On chilling the roller

This is the small extra step that makes the practice noticeably more effective. Keep the roller in the refrigerator overnight. In the morning it will be cool — not cold — and the cool stone on the face does a small extra piece of work that the room-temperature stone does not.

The cool stone constricts the surface vessels briefly, which reduces morning puffiness more effectively than any massage alone. It also provides a small somatic wake-up that the rest of the morning routine does not — a sharp, pleasant alertness that lasts for about an hour.

How to use it

On clean skin, with a thin layer of serum or oil. Roll outward — from the centre of the face toward the ears. Three to five passes per area. The whole face takes ninety seconds. The pressure should be gentle; the weight of the roller itself is roughly what you want.

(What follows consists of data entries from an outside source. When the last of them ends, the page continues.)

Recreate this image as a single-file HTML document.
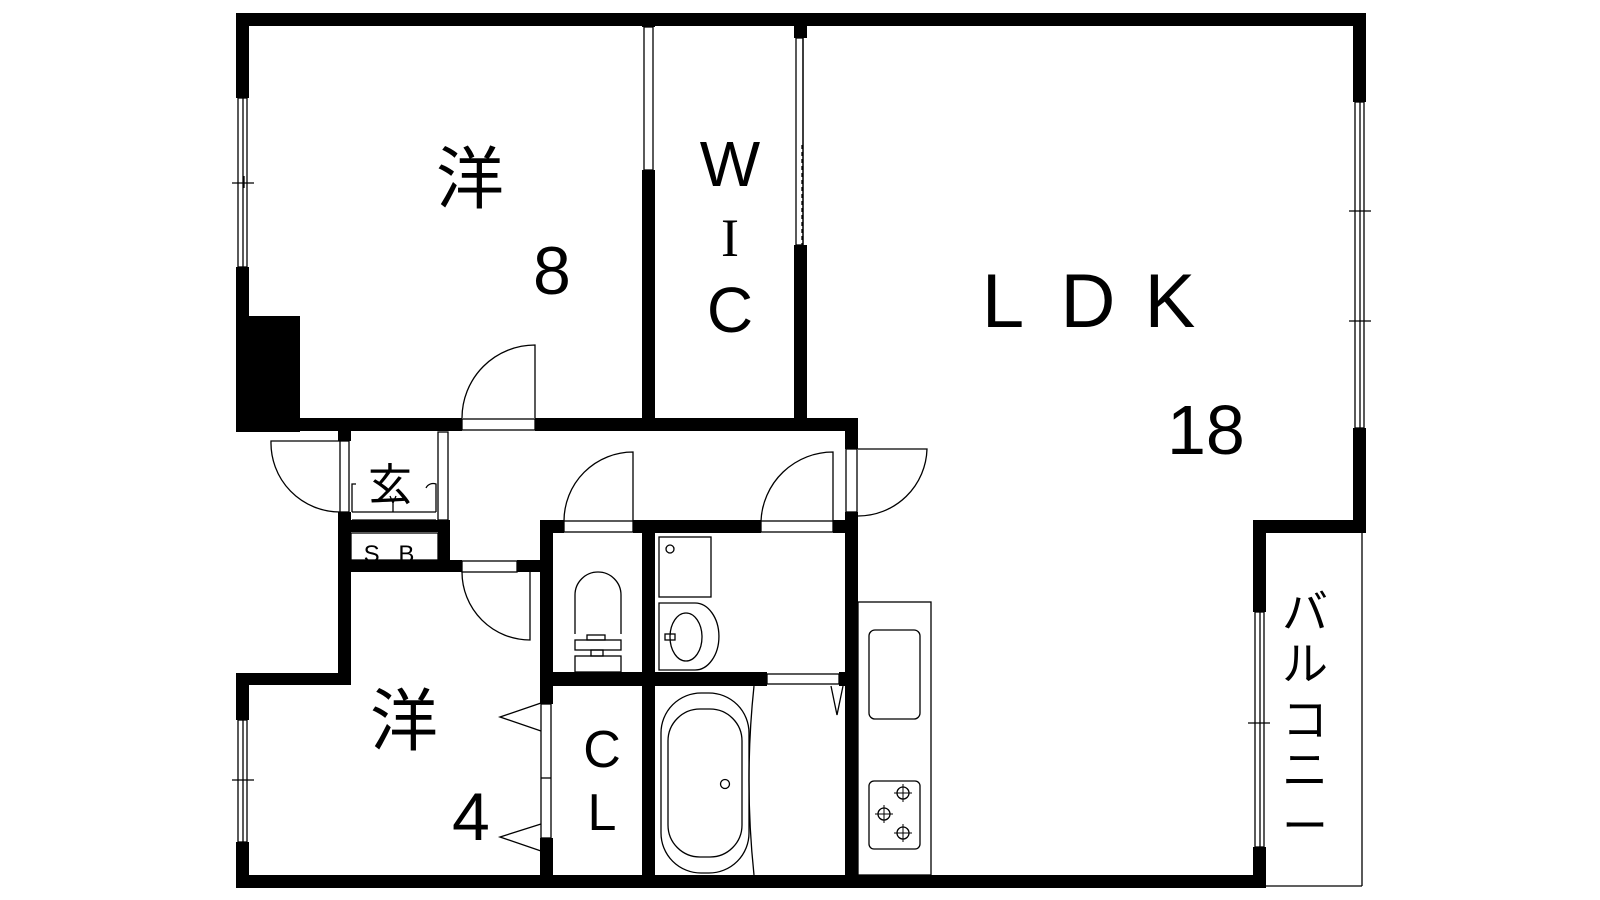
<!DOCTYPE html><html><head><meta charset="utf-8"><style>body{margin:0;background:#fff}svg{display:block}text{font-family:"Liberation Sans","Noto Sans CJK JP",sans-serif;fill:#000}</style></head><body>
<svg width="1600" height="900" viewBox="0 0 1600 900" xmlns="http://www.w3.org/2000/svg">
<g fill="#000">
<rect x="236" y="13" width="1130" height="13"/>
<rect x="236" y="13" width="13" height="85"/>
<rect x="236" y="267" width="13" height="165"/>
<rect x="236" y="316" width="64" height="116"/>
<rect x="236" y="418" width="226" height="13"/>
<rect x="535" y="418" width="323" height="13"/>
<rect x="642" y="170" width="13" height="255"/>
<rect x="642" y="13" width="13" height="14"/>
<rect x="794" y="245" width="13" height="180"/>
<rect x="794" y="13" width="13" height="25"/>
<rect x="1353" y="13" width="13" height="89"/>
<rect x="1353" y="428" width="13" height="104"/>
<rect x="1253" y="520" width="113" height="13"/>
<rect x="1253" y="520" width="13" height="92"/>
<rect x="1253" y="847" width="13" height="41"/>
<rect x="236" y="875" width="1030" height="13"/>
<rect x="338" y="431" width="13" height="10"/>
<rect x="338" y="512" width="13" height="173"/>
<rect x="338" y="520" width="110" height="12"/>
<rect x="438" y="520" width="12" height="52"/>
<rect x="338" y="560" width="124" height="12"/>
<rect x="517" y="560" width="30" height="12"/>
<rect x="236" y="673" width="115" height="12"/>
<rect x="236" y="673" width="13" height="47"/>
<rect x="236" y="842" width="13" height="46"/>
<rect x="540" y="520" width="24" height="13"/>
<rect x="540" y="520" width="13" height="184"/>
<rect x="540" y="838" width="13" height="50"/>
<rect x="633" y="520" width="128" height="13"/>
<rect x="833" y="520" width="25" height="13"/>
<rect x="642" y="520" width="13" height="368"/>
<rect x="540" y="672" width="227" height="14"/>
<rect x="839" y="672" width="19" height="14"/>
<rect x="845" y="418" width="13" height="31"/>
<rect x="845" y="512" width="13" height="376"/>
</g>
<g fill="none" stroke="#000" stroke-width="1.3">
<rect x="238" y="98" width="9" height="169"/><line x1="243" y1="98" x2="243" y2="267"/><line x1="232" y1="183" x2="254" y2="183"/><line x1="244" y1="176" x2="244" y2="188"/>
<rect x="238" y="720" width="9" height="122"/><line x1="243" y1="720" x2="243" y2="842"/><line x1="232" y1="780" x2="254" y2="780"/>
<rect x="1355" y="102" width="9" height="326"/><line x1="1360" y1="102" x2="1360" y2="428"/><line x1="1349" y1="211" x2="1371" y2="211"/><line x1="1349" y1="321" x2="1371" y2="321"/>
<rect x="1255" y="612" width="9" height="235"/><line x1="1260" y1="612" x2="1260" y2="847"/><line x1="1248" y1="723" x2="1270" y2="723"/>
<line x1="1362" y1="533" x2="1362" y2="886"/><line x1="1266" y1="886" x2="1362" y2="886"/>
<rect x="644" y="27" width="9" height="143"/>
<rect x="796" y="38" width="7" height="207"/><line x1="803" y1="38" x2="803" y2="245"/>
<line x1="802" y1="145" x2="802" y2="245" stroke-dasharray="4 3"/>
<rect x="462" y="419" width="73" height="11"/><path d="M535 418 V345 A73 73 0 0 0 462 418"/>
<rect x="340" y="441" width="9" height="71"/><path d="M340 441 H271 A69 69 0 0 0 340 512"/>
<rect x="438" y="432" width="10" height="88"/>
<path d="M352 512 V484 H356 M436 512 V484 A8 8 0 0 0 426 488"/>
<line x1="352" y1="512" x2="436" y2="512"/><line x1="352" y1="520" x2="436" y2="520"/>
<path d="M393 512 V503 M393 503 L390 496 M393 503 L396 496"/>
<rect x="351" y="533" width="87" height="27"/>
<rect x="462" y="561" width="55" height="11"/><path d="M462 572 A68 68 0 0 0 530 640 V572"/>
<rect x="564" y="521" width="69" height="11"/><path d="M564 521 A69 69 0 0 1 633 452 V521"/>
<rect x="761" y="521" width="72" height="11"/><path d="M761 521 A72 72 0 0 1 833 452 V521"/>
<rect x="846" y="449" width="11" height="63"/><path d="M858 449 H927 A69 69 0 0 1 858 516"/>
<path d="M575 634 V595 A23 23 0 0 1 621 595 V634"/><rect x="575" y="640" width="46" height="10"/><rect x="587" y="635" width="18" height="5"/><rect x="591" y="650" width="12" height="6"/><rect x="575" y="656" width="46" height="16"/>
<rect x="659" y="537" width="52" height="60"/><circle cx="670" cy="549" r="4"/>
<path d="M659 603 H695 A20 28 0 0 1 695 670 H659 Z"/><ellipse cx="686" cy="637" rx="16" ry="24"/><rect x="665" y="634" width="10" height="6"/>
<rect x="767" y="674" width="72" height="10"/><path d="M831 686 L837 715 L843 686"/>
<rect x="661" y="693" width="88" height="180" rx="40"/><rect x="668" y="709" width="74" height="148" rx="32"/><circle cx="725" cy="784" r="4.5"/>
<path d="M754 686 Q744 780 754 875"/>
<rect x="541" y="704" width="10" height="134"/><line x1="541" y1="778" x2="551" y2="778"/>
<path d="M541 703 L500 717 L541 731 M541 824 L500 837 L541 851"/>
<rect x="858" y="602" width="73" height="273"/><rect x="869" y="630" width="51" height="89" rx="6"/><rect x="869" y="781" width="51" height="68" rx="5"/>
<circle cx="903" cy="793" r="6"/><circle cx="884" cy="814" r="6"/><circle cx="903" cy="833" r="6"/>
<path d="M903 784v18M894 793h18M884 805v18M875 814h18M903 824v18M894 833h18" stroke-width="1"/>
</g>
<g font-size="68" style="font-family:'Noto Sans CJK JP',sans-serif">
<text x="436" y="203">洋</text>
<text x="370" y="745">洋</text>
</g>
<text x="533" y="294" font-size="68">8</text>
<text x="452" y="840" font-size="68">4</text>
<text x="730" y="186" font-size="64" text-anchor="middle">W</text>
<text x="730" y="256" font-size="54" text-anchor="middle" style="font-family:'Liberation Serif',serif">I</text>
<text x="730" y="332" font-size="64" text-anchor="middle">C</text>
<g font-size="76" text-anchor="middle">
<text x="1003" y="327">L</text><text x="1088" y="327">D</text><text x="1170" y="327">K</text>
</g>
<text x="1167" y="454" font-size="70">18</text>
<text x="602" y="767" font-size="52" text-anchor="middle">C</text>
<text x="602" y="830" font-size="52" text-anchor="middle">L</text>
<text x="390" y="500" font-size="44" text-anchor="middle" style="font-family:'Noto Sans CJK JP',sans-serif">玄</text>
<text x="392" y="562" font-size="24" text-anchor="middle" letter-spacing="6">S B</text>
<g font-size="46" text-anchor="middle" style="font-family:'Noto Sans CJK JP',sans-serif">
<text x="1305" y="628">バ</text><text x="1305" y="680">ル</text><text x="1305" y="736">コ</text><text x="1305" y="786">ニ</text><text x="1305" y="842">ー</text>
</g>
</svg></body></html>
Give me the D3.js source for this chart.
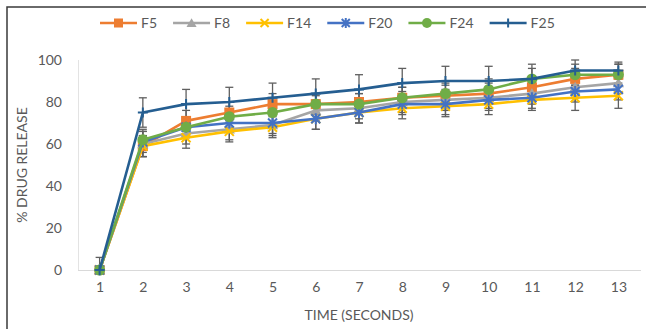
<!DOCTYPE html>
<html>
<head>
<meta charset="utf-8">
<script src="https://cdn.jsdelivr.net/npm/d3@7"></script>
<style>
  body { margin: 0; background: #fff; }
  text { font-family: Lato, "Liberation Sans", sans-serif; }
</style>
</head>
<body>
<script>
// data
const times = [1, 2, 3, 4, 5, 6, 7, 8, 9, 10, 11, 12, 13];
const F5 = [0, 59, 71, 75, 79, 79, 80, 82, 83, 84, 87, 91, 93];
const F8 = [0, 60, 65, 67, 69, 76, 77, 80, 81, 82, 84, 87, 89];
const F14 = [0, 59, 63, 66, 68, 72, 75, 77, 78, 79, 81, 82, 83];
const F20 = [0, 61, 68, 70, 70, 72, 75, 79, 79, 81, 82, 85, 86];
const F24 = [0, 62, 68, 73, 75, 79, 79, 82, 84, 86, 91, 93, 93];
const F25 = [0, 75, 79, 80, 82, 84, 86, 89, 90, 90, 91, 95, 95];
// standard deviations (error bars)
const F5err = [0, 5, 5, 5, 5, 4, 4, 5, 5, 5, 5, 5, 5];
const F8err = [0, 6, 5, 5, 5, 5, 5, 5, 5, 5, 5, 5, 5];
const F14err = [0, 5, 5, 5, 5, 5, 5, 5, 5, 5, 5, 6, 6];
const F20err = [0, 5, 4, 4, 5, 5, 5, 5, 5, 5, 5, 5, 5];
const F24err = [6, 5, 5, 5, 5, 5, 5, 5, 5, 5, 5, 5, 5];
const F25err = [0, 7, 7, 7, 7, 7, 7, 7, 7, 7, 7, 5, 4];
const yTicks = [0, 20, 40, 60, 80, 100];

const width = 646, height = 329;
const series = [
  { name: "F5", values: F5, err: F5err, color: "#ED7D31", mark: "square" },
  { name: "F8", values: F8, err: F8err, color: "#A5A5A5", mark: "triangle" },
  { name: "F14", values: F14, err: F14err, color: "#FFC000", mark: "x" },
  { name: "F20", values: F20, err: F20err, color: "#4472C4", mark: "star" },
  { name: "F24", values: F24, err: F24err, color: "#70AD47", mark: "circle" },
  { name: "F25", values: F25, err: F25err, color: "#255E91", mark: "plus" }
];

const svg = d3.select("body").append("svg")
  .attr("width", width)
  .attr("height", height);

// outer frame
svg.append("path")
  .attr("d", `M7,${height}V7H${width}`)
  .attr("fill", "none")
  .attr("stroke", "#3a3a3a")
  .attr("stroke-width", 1.5);

const x = d3.scalePoint().domain(times).range([78, 640]).padding(0.5);
const y = d3.scaleLinear().domain([0, 100]).range([270, 60]);

// plot area left edge + baseline
svg.append("line")
  .attr("x1", 78.5).attr("x2", 78.5)
  .attr("y1", y(100)).attr("y2", y(0))
  .attr("stroke", "#e3e3e3");
svg.append("line")
  .attr("x1", 78).attr("x2", 641)
  .attr("y1", y(0) + 0.5).attr("y2", y(0) + 0.5)
  .attr("stroke", "#d9d9d9")
  .attr("stroke-width", 1.2);

// axes (labels only)
const yAxis = svg.append("g")
  .attr("transform", "translate(66,0)")
  .call(d3.axisLeft(y).tickValues(yTicks).tickSize(0).tickPadding(4));
yAxis.select(".domain").remove();
yAxis.selectAll("text")
  .attr("fill", "#595959")
  .style("font-size", "14px");

const xAxis = svg.append("g")
  .attr("transform", `translate(0,${y(0)})`)
  .call(d3.axisBottom(x).tickSize(0).tickPadding(12));
xAxis.select(".domain").remove();
xAxis.selectAll("text")
  .attr("fill", "#595959")
  .style("font-size", "14px");

// axis titles
svg.append("text")
  .attr("transform", `translate(27,${(y(0) + y(100)) / 2}) rotate(-90)`)
  .attr("text-anchor", "middle")
  .attr("fill", "#595959")
  .style("font-size", "14px")
  .text("% DRUG RELEASE");

svg.append("text")
  .attr("x", 359)
  .attr("y", 320)
  .attr("text-anchor", "middle")
  .attr("fill", "#595959")
  .style("font-size", "14px")
  .text("TIME (SECONDS)");

// error bars
series.forEach(s => {
  const g = svg.append("g").attr("stroke", "#5f5f5f").attr("stroke-width", 1.3);
  times.forEach((t, i) => {
    const cx = x(t);
    const top = y(s.values[i] + s.err[i]);
    const bot = y(Math.max(0, s.values[i] - s.err[i]));
    if (s.err[i] === 0) return;
    g.append("line").attr("x1", cx).attr("x2", cx).attr("y1", top).attr("y2", bot);
    g.append("line").attr("x1", cx - 4).attr("x2", cx + 4).attr("y1", top).attr("y2", top);
    g.append("line").attr("x1", cx - 4).attr("x2", cx + 4).attr("y1", bot).attr("y2", bot);
  });
});

function drawMarker(g, type, color, cx, cy, scale) {
  const k = scale || 1;
  if (type === "square") {
    g.append("rect")
      .attr("x", cx - 5 * k).attr("y", cy - 5 * k)
      .attr("width", 10 * k).attr("height", 10 * k)
      .attr("fill", color);
  } else if (type === "triangle") {
    g.append("path")
      .attr("d", d3.symbol().type(d3.symbolTriangle).size(55 * k * k)())
      .attr("transform", `translate(${cx},${cy + 1})`)
      .attr("fill", color);
  } else if (type === "circle") {
    g.append("circle")
      .attr("cx", cx).attr("cy", cy).attr("r", 5.5 * k)
      .attr("fill", color);
  } else if (type === "x") {
    const r = 4.5 * k;
    g.append("path")
      .attr("d", `M${cx - r},${cy - r}L${cx + r},${cy + r}M${cx - r},${cy + r}L${cx + r},${cy - r}`)
      .attr("stroke", color).attr("stroke-width", 2).attr("fill", "none");
  } else if (type === "star") {
    const r = 4.5 * k;
    g.append("path")
      .attr("d", `M${cx - r},${cy - r}L${cx + r},${cy + r}M${cx - r},${cy + r}L${cx + r},${cy - r}M${cx},${cy - r - 1}V${cy + r + 1}`)
      .attr("stroke", color).attr("stroke-width", 2).attr("fill", "none");
  } else if (type === "plus") {
    const r = 5 * k;
    g.append("path")
      .attr("d", `M${cx - r},${cy}H${cx + r}M${cx},${cy - r}V${cy + r}`)
      .attr("stroke", color).attr("stroke-width", 2).attr("fill", "none");
  }
}

// lines + markers
const line = d3.line().x((d, i) => x(times[i])).y(d => y(d));
series.forEach(s => {
  const g = svg.append("g");
  g.append("path")
    .datum(s.values)
    .attr("d", line)
    .attr("fill", "none")
    .attr("stroke", s.color)
    .attr("stroke-width", 2.6)
    .attr("stroke-linejoin", "round");
  s.values.forEach((v, i) => drawMarker(g, s.mark, s.color, x(times[i]), y(v)));
});

// legend
const legend = svg.append("g").attr("transform", "translate(0,23)");
let lx = 100;
series.forEach(s => {
  const item = legend.append("g");
  item.append("line")
    .attr("x1", lx).attr("x2", lx + 37)
    .attr("stroke", s.color).attr("stroke-width", 2.6);
  drawMarker(item, s.mark, s.color, lx + 18.5, 0, 0.9);
  const t = item.append("text")
    .attr("x", lx + 41)
    .attr("y", 5)
    .attr("fill", "#595959")
    .style("font-size", "14px")
    .text(s.name);
  lx = lx + 41 + t.node().getComputedTextLength() + 16;
});
</script>
</body>
</html>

Spend a little extra time under the eyes, using the smaller roller end. This is the area that benefits most from the lymphatic effect, and it is the area where most people see visible improvement first. Do not press hard around the eyes. The skin is thin and the lymphatic system there is delicate.

When the roller is the wrong tool

For any active piece of work on the face. The roller is for daily maintenance, not for treatment. If you have a particular area of fascia restriction, gua sha or a finger massage is better. If you have inflammation, leave the face alone for a day or two and let it settle. If you have any active skin condition, ask a dermatologist before using any tool on the face at all.

A cool jade roller in the morning is the smallest piece of equipment with one of the most consistent payoffs. Three minutes a day, indefinitely.